Navigating health care and “clinics” in the time of pandemic

Note: since I live in the United States, this post is more applicable to our health care system.

During this difficult time, a lot of businesses are being asked or ordered to shut down, and some — understandably fearing financial ruin — are coming up with creative ways to claim they are “essential businesses”. One especially egregious tactic I recently discovered is businesses claiming to be “health clinics”.

What can we do to keep ourselves safe and avoid “health clinics” that might put us and others at risk? Even more importantly, how do we make difficult health care decisions during this time?

Here’s what I’m asking before I venture into any hospital, doctor’s office, or “health clinic”:

1. Are they a legit health care facility? If so, they will be following CDC guidelines as briefly summed up here:

Public Health Reminder

Healthcare facilities and clinicians should prioritize urgent and emergency visits and procedures now and for the coming several weeks. The following actions can preserve staff, personal protective equipment, and patient care supplies; ensure staff and patient safety; and expand available hospital capacity during the COVID-19 pandemic:

  • Delay all elective ambulatory provider visits
  • Reschedule elective and non-urgent admissions
  • Delay inpatient and outpatient elective surgical and procedural cases
  • Postpone routine dental and eyecare visits

2. Is this a life or death emergency?

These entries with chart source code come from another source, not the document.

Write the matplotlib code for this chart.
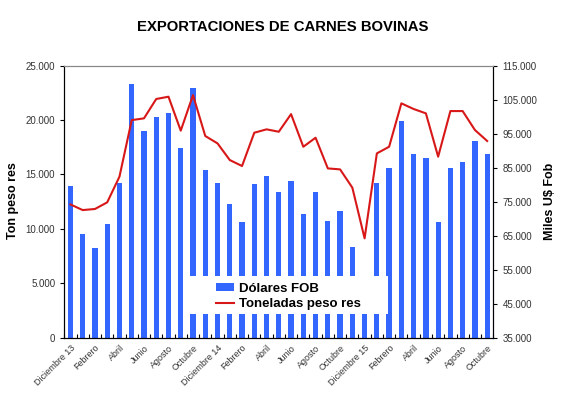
import numpy as np
import matplotlib
matplotlib.use("Agg")
import matplotlib.pyplot as plt
from matplotlib.ticker import FuncFormatter, FixedLocator
from matplotlib.patches import Patch, Rectangle
from matplotlib.lines import Line2D

plt.rcParams['font.family'] = ['Liberation Sans', 'DejaVu Sans']

# Datos mensuales, diciembre 2013 a octubre 2016
etiquetas = ["Diciembre 13", "Febrero", "Abril", "Junio", "Agosto", "Octubre",
             "Diciembre 14", "Febrero", "Abril", "Junio", "Agosto", "Octubre",
             "Diciembre 15", "Febrero", "Abril", "Junio", "Agosto", "Octubre"]

dolares_fob = [79600, 65500, 61400, 68400, 80500, 109600, 95800, 99900, 101100,
               90800, 108400, 84300, 80500, 74300, 69000, 80200, 82600, 77800,
               81100, 71400, 77800, 69300, 72300, 61700, 48000, 80500, 84900,
               98700, 89000, 87800, 69000, 84900, 86700, 92800, 89000]

toneladas = [12250, 11730, 11830, 12440, 14800, 20000, 20160, 21940, 22150,
             19030, 22300, 18540, 17860, 16330, 15780, 18840, 19150, 18930,
             20550, 17550, 18380, 15560, 15470, 13790, 9130, 16940, 17550,
             21540, 21020, 20620, 16640, 20830, 20830, 19090, 18080]

AZUL = '#3366FF'
ROJO = '#D81818'

x = np.arange(len(dolares_fob))

fig = plt.figure(figsize=(5.61, 3.96), dpi=100)
ax = fig.add_axes([64.3 / 561, 1 - 337.7 / 396, 429 / 561, 272 / 396])
ax2 = ax.twinx()

# barras en el eje derecho (miles U$), linea en el izquierdo (toneladas)
ax2.bar(x, dolares_fob, width=0.43, color=AZUL, zorder=2)
ax.plot(x, toneladas, color=ROJO, lw=1.5, zorder=3)

ax.set_zorder(ax2.get_zorder() + 1)
ax.patch.set_visible(False)

ax.set_xlim(-0.5, len(x) - 0.5)
ax.set_ylim(0, 25000)
ax2.set_ylim(35000, 115000)
ax.set_yticks(np.arange(0, 25001, 5000))
ax2.set_yticks(np.arange(35000, 115001, 10000))

fmt = FuncFormatter(lambda v, p: f"{int(v):,}".replace(",", "."))
ax.yaxis.set_major_formatter(fmt)
ax2.yaxis.set_major_formatter(fmt)

ax.set_xticks(x[::2])
ax.set_xticklabels(etiquetas, rotation=45, ha='right', rotation_mode='anchor',
                   fontsize=6.5, color='#333333')
ax.xaxis.set_minor_locator(FixedLocator(np.arange(-0.5, len(x), 1)))
ax.tick_params(axis='x', which='major', length=0, pad=4)
ax.tick_params(axis='x', which='minor', direction='in', length=3, width=0.8)
ax.tick_params(axis='y', labelsize=7, length=3, labelcolor='#333333')
ax2.tick_params(axis='y', labelsize=7, length=3, labelcolor='#333333')

for a in (ax, ax2):
    a.spines['top'].set_color('#888888')
    for s in ('left', 'right', 'bottom'):
        a.spines[s].set_color('black')

fig.text(13 / 561, 1 - 201 / 396, "Ton peso res", rotation=90, ha='center',
         va='center', fontsize=9, fontweight='bold')
fig.text(550 / 561, 1 - 201 / 396, "Miles U$ Fob", rotation=90, ha='center',
         va='center', fontsize=9, fontweight='bold')

fig.text(283 / 561, 1 - 27 / 396, "EXPORTACIONES DE CARNES BOVINAS", ha='center',
         va='center', fontsize=10.7, fontweight='bold')

# caja blanca de la leyenda, tapa las barras
ax.add_patch(Rectangle(((185 - 64.3) / 429, (337.7 - 314) / 272), 203 / 429,
                       38 / 272, transform=ax.transAxes, facecolor='white',
                       edgecolor='none', zorder=4))

handles = [Patch(facecolor=AZUL, edgecolor='none'),
           Line2D([0], [0], color=ROJO, lw=1.5)]
leg = ax.legend(handles, ["Dólares FOB", "Toneladas peso res"],
                loc='center left',
                bbox_to_anchor=((216 - 64.3) / 429, (337.7 - 296.2) / 272),
                frameon=False, prop={'weight': 'bold', 'size': 9.5},
                handlelength=1.36, handleheight=0.55, handletextpad=0.38,
                borderpad=0, borderaxespad=0, labelspacing=0.25)
leg.set_zorder(5)

fig.savefig("out.png", dpi=100)
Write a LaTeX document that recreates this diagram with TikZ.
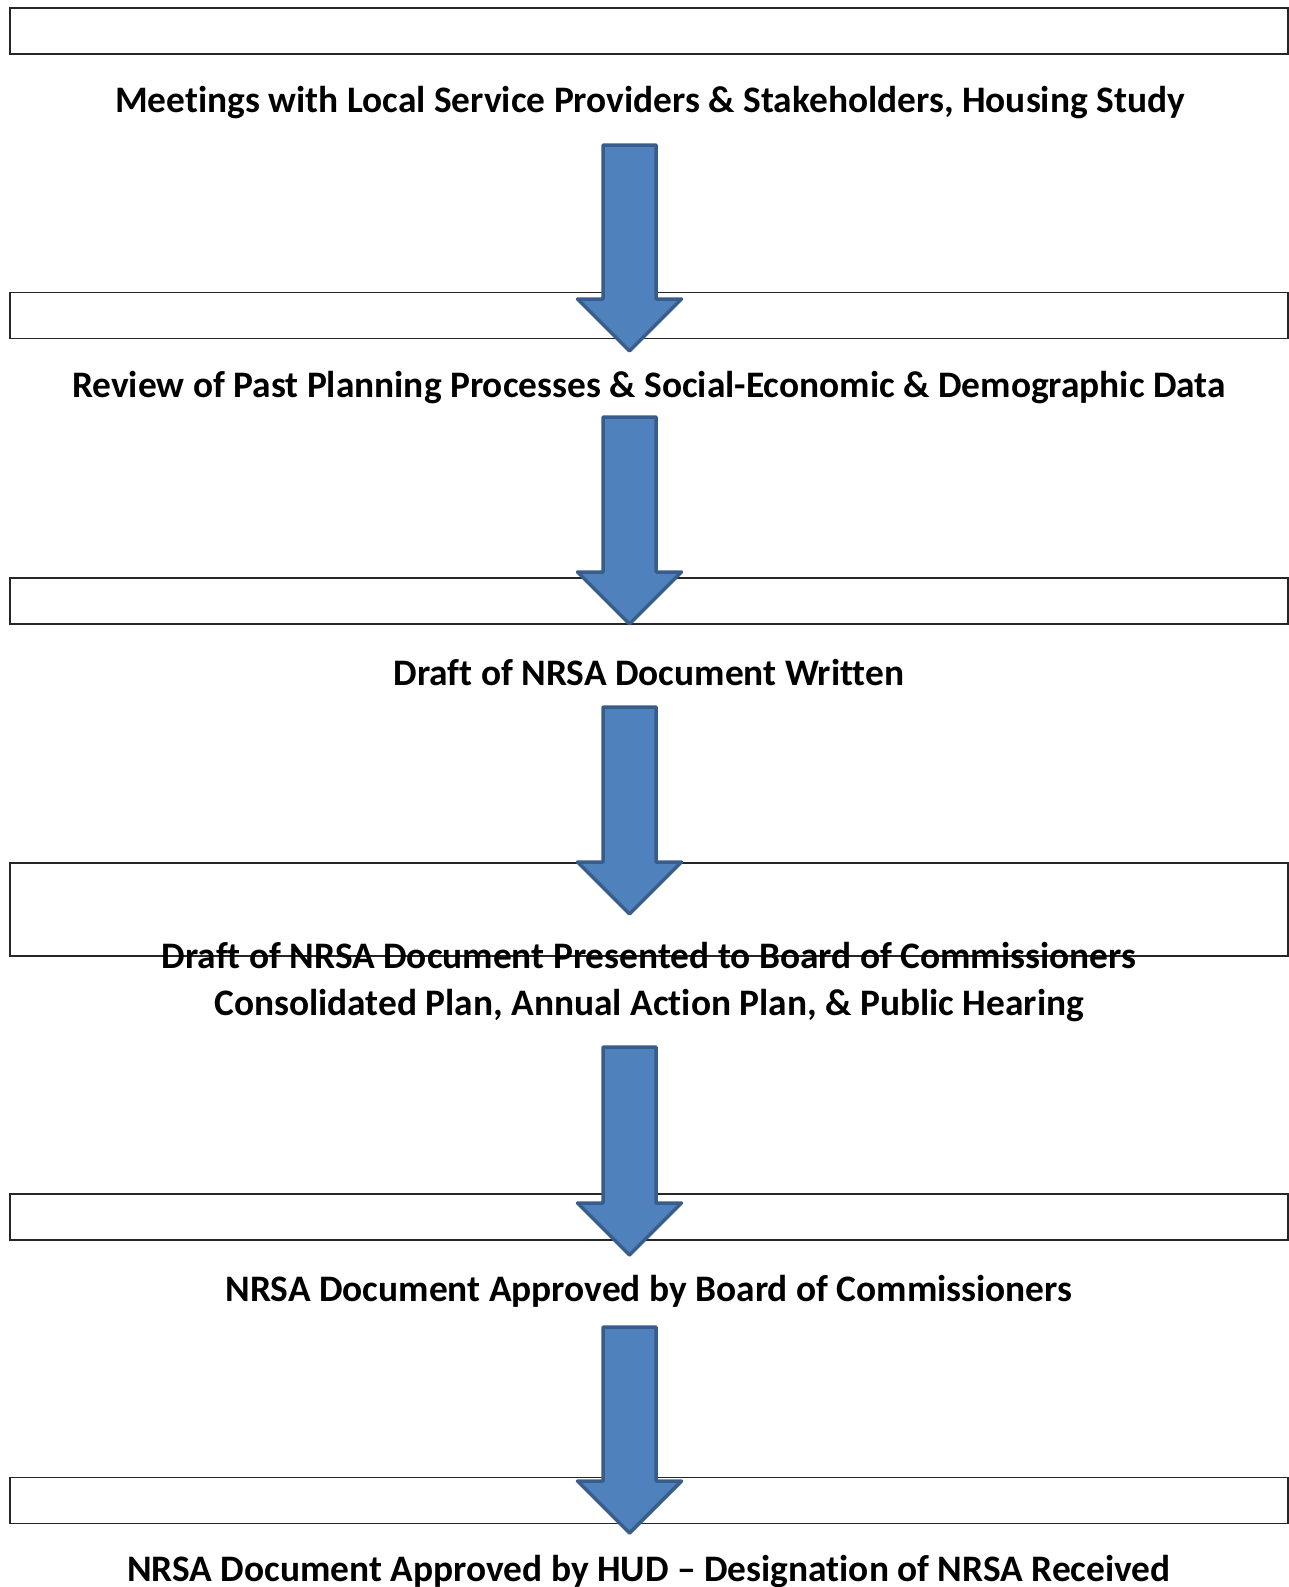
\documentclass[tikz,border=0pt]{standalone}
\usepackage{fontspec}
\setmainfont{Carlito}[Ligatures=NoCommon]
\usetikzlibrary{calc}
\definecolor{arrowfill}{HTML}{4F81BD}
\definecolor{arrowline}{HTML}{385D8A}
\tikzset{
  stepbox/.style={draw=black!85, line width=1.5pt, minimum width=1278pt, minimum height=46pt, inner sep=0pt},
  steptext/.style={font=\fontsize{37.4}{47}\selectfont\bfseries, align=center, inner sep=0pt},
  blockarrow/.style={draw=arrowline, fill=arrowfill, line width=3.5pt, line join=round}
}
\begin{document}
\begin{tikzpicture}[x=1pt, y=-1pt]
\useasboundingbox (0,0) rectangle (1289,1587);
%Nodes
\node[stepbox] (box1) at (649,31) {};
\node[steptext] (text1) at (650,103) {Meetings with Local Service Providers \& Stakeholders, Housing Study};

\node[stepbox] (box2) at (649,315.5) {};
\node[steptext] (text2) at (649,388) {Review of Past Planning Processes \& Social-Economic \& Demographic Data};

\node[stepbox] (box3) at (649,601) {};
\node[steptext] (text3) at (649,673) {Draft of NRSA Document Written};

\node[stepbox, minimum height=93pt] (box4) at (649,909.5) {};
\node[steptext] (text4) at (649,982.5) {Draft of NRSA Document Presented to Board of Commissioners\\Consolidated Plan, Annual Action Plan, \& Public Hearing};

\node[stepbox] (box5) at (649,1217) {};
\node[steptext] (text5) at (649,1291) {NRSA Document Approved by Board of Commissioners};

\node[stepbox] (box6) at (649,1500.5) {};
\node[steptext] (text6) at (649,1572) {NRSA Document Approved by HUD -- Designation of NRSA Received};

%Arrows
\coordinate (top1) at (629.5,145);
\coordinate (tip1) at (629.5,351);
\coordinate (top2) at (629.5,417);
\coordinate (tip2) at (629.5,624);
\coordinate (top3) at (629.5,707);
\coordinate (tip3) at (629.5,914);
\coordinate (top4) at (629.5,1047);
\coordinate (tip4) at (629.5,1255);
\coordinate (top5) at (629.5,1327);
\coordinate (tip5) at (629.5,1533);

\foreach \i in {1,...,5}{
\draw[blockarrow] ($(top\i)+(-26.5,0)$) -- ($(top\i)+(26.5,0)$) -- ($(tip\i)+(26.5,-52)$)
  -- ($(tip\i)+(52,-52)$) -- (tip\i) -- ($(tip\i)+(-52,-52)$) -- ($(tip\i)+(-26.5,-52)$) -- cycle;
}
\end{tikzpicture}
\end{document}
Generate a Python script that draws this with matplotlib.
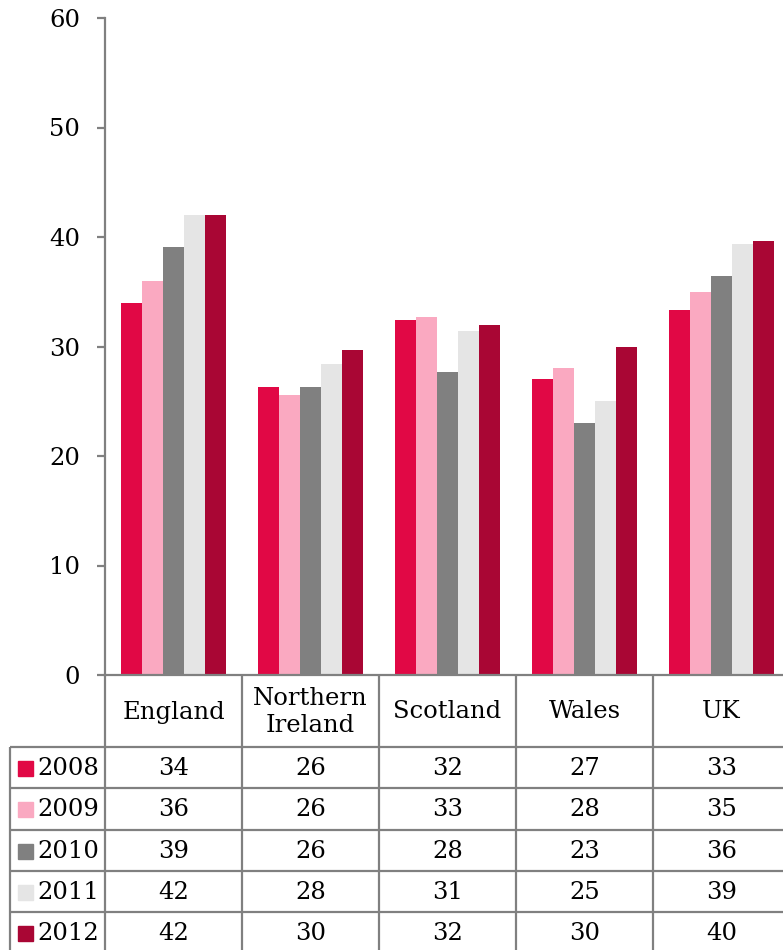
import matplotlib
matplotlib.use("Agg")
import matplotlib.pyplot as plt
import numpy as np

# Data
regions = ["England", "Northern\nIreland", "Scotland", "Wales", "UK"]
years = ["2008", "2009", "2010", "2011", "2012"]
v2008 = [34.0, 26.3, 32.4, 27.0, 33.3]
v2009 = [36.0, 25.6, 32.7, 28.0, 35.0]
v2010 = [39.1, 26.3, 27.7, 23.0, 36.4]
v2011 = [42.0, 28.4, 31.4, 25.0, 39.4]
v2012 = [42.0, 29.7, 32.0, 30.0, 39.6]
series = [v2008, v2009, v2010, v2011, v2012]
colors = ["#E10845", "#FAA9C1", "#808080", "#E5E5E5", "#A90634"]
yticks = [0, 10, 20, 30, 40, 50, 60]

plt.rcParams["font.family"] = ["DejaVu Serif"]
FS = 17.5
GREY = "#808080"

W, H = 783, 950
fig = plt.figure(figsize=(W / 100, H / 100), dpi=100)
fig.patch.set_facecolor("white")

# main bar axes (slightly wider than the figure, like the cropped original)
x0, x1, ytop, ybot = 105, 790, 18, 675
ax = fig.add_axes([x0 / W, (H - ybot) / H, (x1 - x0) / W, (ybot - ytop) / H])
x = np.arange(len(regions))
bw = 21 / 137
for i, vals in enumerate(series):
    ax.bar(x + (i - 2) * bw, vals, width=bw, color=colors[i], linewidth=0)
ax.set_xlim(-0.5, len(regions) - 0.5)
ax.set_ylim(0, 60)
ax.set_yticks(yticks)
ax.set_yticklabels([str(t) for t in yticks], fontsize=FS)
ax.set_xticks([])
for s in ["top", "right"]:
    ax.spines[s].set_visible(False)
for s in ["left", "bottom"]:
    ax.spines[s].set_color(GREY)
    ax.spines[s].set_linewidth(1.6)
ax.tick_params(axis="y", colors=GREY, length=6, width=1.6, pad=12, labelcolor="black")

# data table below the axes, y in pixels below the axis line
tab = fig.add_axes([x0 / W, 0, (x1 - x0) / W, (H - ybot) / H])
tab.set_xlim(-0.5, len(regions) - 0.5)
tab.set_ylim(H - ybot, 0)
tab.axis("off")

px = 1 / 137  # one pixel in category units
left_edge = -0.5 - 95 * px
head_h = 72
row_h = 41.3
line_kw = dict(color=GREY, lw=1.6, clip_on=False, solid_capstyle="butt")

for j, name in enumerate(regions):
    tab.text(j, head_h / 2 + 1, name, ha="center", va="center", fontsize=FS,
             linespacing=1.2)
for k in range(len(years) + 1):
    y = head_h + k * row_h
    tab.plot([left_edge, len(regions) - 0.5], [y, y], **line_kw)
for j in range(len(regions)):
    tab.plot([j - 0.5, j - 0.5], [0, 300], **line_kw)
tab.plot([left_edge, left_edge], [head_h, 300], **line_kw)

for i, yr in enumerate(years):
    yc = head_h + (i + 0.5) * row_h + 1
    tab.add_patch(plt.Rectangle((-0.5 - 87 * px, yc - 7.5), 15 * px, 15,
                                color=colors[i], clip_on=False))
    tab.text(-0.5 - 68 * px, yc, yr, ha="left", va="center", fontsize=FS)
    for j in range(len(regions)):
        tab.text(j, yc, f"{series[i][j]:.0f}", ha="center", va="center", fontsize=FS)

fig.savefig("out.png", dpi=100)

Would it be dangerous for me to move the injured or critically ill person? If so, I’m going to call 911.

3. Is time not of the essence? Am I unsure whether or not this warrants an ER visit? Then I’m calling the primary care physician for advice.

4. Is this ongoing treatment truly necessary? Unless told otherwise by their physician, no one should stop chemo, kidney dialysis, etc. Thankfully, neither my loved ones nor I need life-sustaining treatments at this point, nor are we fighting acute, life-threatening diseases. And the latter is exactly what we are trying to avoid.

5. If my health condition needs attention but is not an emergency or crisis, and I don’t require life-sustaining treatment, do I really need to risk myself and others by being seen in person? More and more doctors’ offices and legit health clinics are doing phone consultations or practicing telemedicine.

6. Will I be using time and resources better spent on those whose need for care is more crucial? I don’t want to be the cause of one less patient being seen or one less set of available protective gear unless I really, really need medical attention.

If the “health clinic” is legit, they won’t even want to see me for anything that is routine, elective, or non-urgent. But what if they aren’t following the CDC guidelines? I can only draw one of three conclusions:

  1. The people running that “health clinic” are woefully ignorant and have not even bothered to educate themselves about how to best protect their patients during this crisis. In that case, I have zero confidence in their ability to meet any of my health care needs, let alone protect me from disease or harm, and will not seek out their services now or in the future. 
  2. The people running the “health clinic” are familiar with the guidelines and educated enough to comprehend why they are necessary, but are callously choosing to ignore them, not caring who their actions put at risk. Frankly I cannot imagine anyone in the health care field being so despicable.
  3. They are actually another business entity only pretending to be a “health clinic” in order to stay open. Anyone willing to risk my community in such a deceptive way — and potentially not only my life and health but that of my loved ones — is someone I will avoid and encourage others to do the same.

 

Addendum, from the California Coronavirus (COVID-19) Response website:

Health care and helping sick relatives

What if I need to visit a health care provider?

If you are feeling sick with flu-like symptoms, please first call your doctor, a nurse hotline, or an urgent care center. 

If you need to go to the hospital, call ahead so they can prepare for your arrival. If you need to call 911, tell the 911 operator the exact symptoms you are experiencing so the ambulance provider can prepare to treat you safely.

What about routine, elective or non-urgent medical appointments?

Non-essential medical care like eye exams, teeth cleaning, and elective procedures must/should be cancelled or rescheduled. If possible, health care visits should be done remotely.

Contact your health care provider to see what services they are providing.

May I still go out to get my prescriptions?

Yes. You may leave their homes to obtain prescriptions or get cannabis from a licensed cannabis retailer.

Can I leave home to care for my elderly parents or friends who require assistance to care for themselves? Or a friend or family member who has disabilities?

Yes. Be sure that you protect them and yourself by following social distancing guidelines such as washing hands before and after, using hand sanitizer, maintaining at least six feet of distance when possible, and coughing or sneezing into your elbow or a tissue and then washing your hands. If you have early signs of a cold, please stay away from your older loved ones.

Can I visit loved ones in the hospital, nursing home, skilled nursing facility, or other residential care facility?

Generally no. There are limited exceptions, such as if you are going to the hospital with a minor who is under 18 or someone who is developmentally disabled and needs assistance. For most other situations, the order prohibits non-necessary visitation to these kinds of facilities except at the end-of-life. This is difficult, but necessary to protect hospital staff and other patients.